ARM-software / ComputeLibrary

The Compute Library is a set of computer vision and machine learning functions optimised for both Arm CPUs and GPUs using SIMD technologies.
2.87k stars 782 forks source link

Extend RNNLayer #1014

Closed allnes closed 9 months ago

allnes commented 1 year ago

Hi!

My name is Nesterov Alexander and I developer of OpenVINO Toolkit (contribution part). We use ComputeLibrary(ACL) as a backend for our ARM plugin.

We try map yours layers to our operations. And now we try use ACL RNNLayer with OpenVINO RNNCell. We get limitation for RNNLayer depend on clip parameter (reference of OpenVINO operation).

Do you have a plan for extend this operation?

Cc @alvoron Thank you!

allnes commented 1 year ago

For more understanding. Clip parameter with float value (e.c. = C) in RNNCell operation is clipping data (from -C to C) before activation. Alas in RNNLayer I don't find clipping before activation, that is difference in operations create big error.

morgolock commented 1 year ago

Hi Alexander,

ACL does not support the clip parameter presently: https://github.com/ARM-software/ComputeLibrary/blob/main/arm_compute/runtime/NEON/functions/NERNNLayer.h

How does this clip argument work on your side. Are the values to be clipped just before the final activation? https://github.com/ARM-software/ComputeLibrary/blob/main/src/runtime/NEON/functions/NERNNLayer.cpp#L103 .

Can't you not use LU_BOUNDED_RELU for the final activation? It's doing just that: https://github.com/ARM-software/ComputeLibrary/blob/main/src/cpu/kernels/activation/generic/neon/impl.h#L118

Hope this helps.

allnes commented 1 year ago

Hi Alexander,

ACL does not support the clip parameter presently: https://github.com/ARM-software/ComputeLibrary/blob/main/arm_compute/runtime/NEON/functions/NERNNLayer.h

How does this clip argument work on your side. Are the values to be clipped just before the final activation? https://github.com/ARM-software/ComputeLibrary/blob/main/src/runtime/NEON/functions/NERNNLayer.cpp#L103 .

Can't you not use LU_BOUNDED_RELU for the final activation? It's doing just that: https://github.com/ARM-software/ComputeLibrary/blob/main/src/cpu/kernels/activation/generic/neon/impl.h#L118

Hope this helps.

Yes, all values are clipped just before the final activation. And we use LU_BOUNDED_RELU for RELU, but alas it doesn't work for TANH and LOGISTIC activation.

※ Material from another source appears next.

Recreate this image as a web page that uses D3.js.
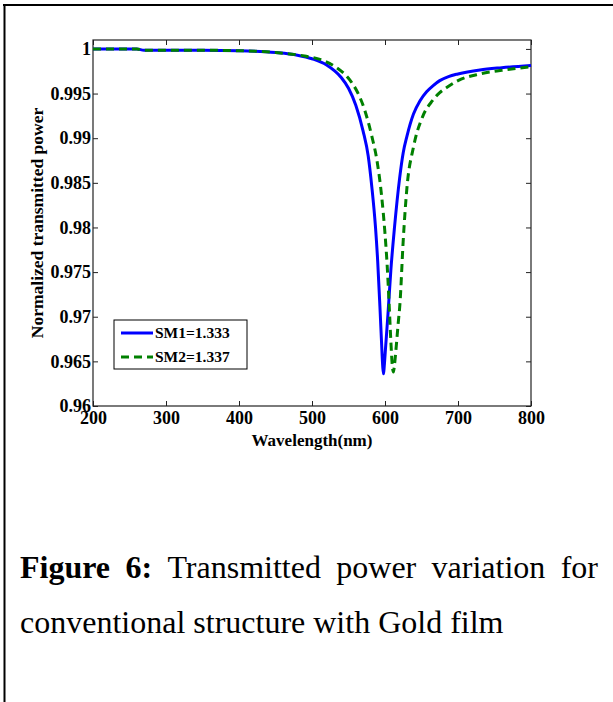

allnes commented 10 months ago

As I know tflite use Compute Library with clip, could you provide how it works?

morgolock commented 9 months ago

Hi @allnes

I'm not familiar with the way tflite implements clipping in RNNLayer.

Since you have the test cases in place, please consider contributing to ACL and uploading an small patch for review implementing the changes for this small feature request.

It looks like the clipping can be done by adding a new kernel to NERNNLayer and running the new kernel before the final activation: https://github.com/ARM-software/ComputeLibrary/blob/main/src/runtime/NEON/functions/NERNNLayer.cpp#L127 https://github.com/ARM-software/ComputeLibrary/blob/main/src/runtime/NEON/functions/NERNNLayer.cpp#L144

You'll need to make changes to the interface to specify the min/max values for clipping.

Hope this helps.

allnes commented 9 months ago

@morgolock thank you for answer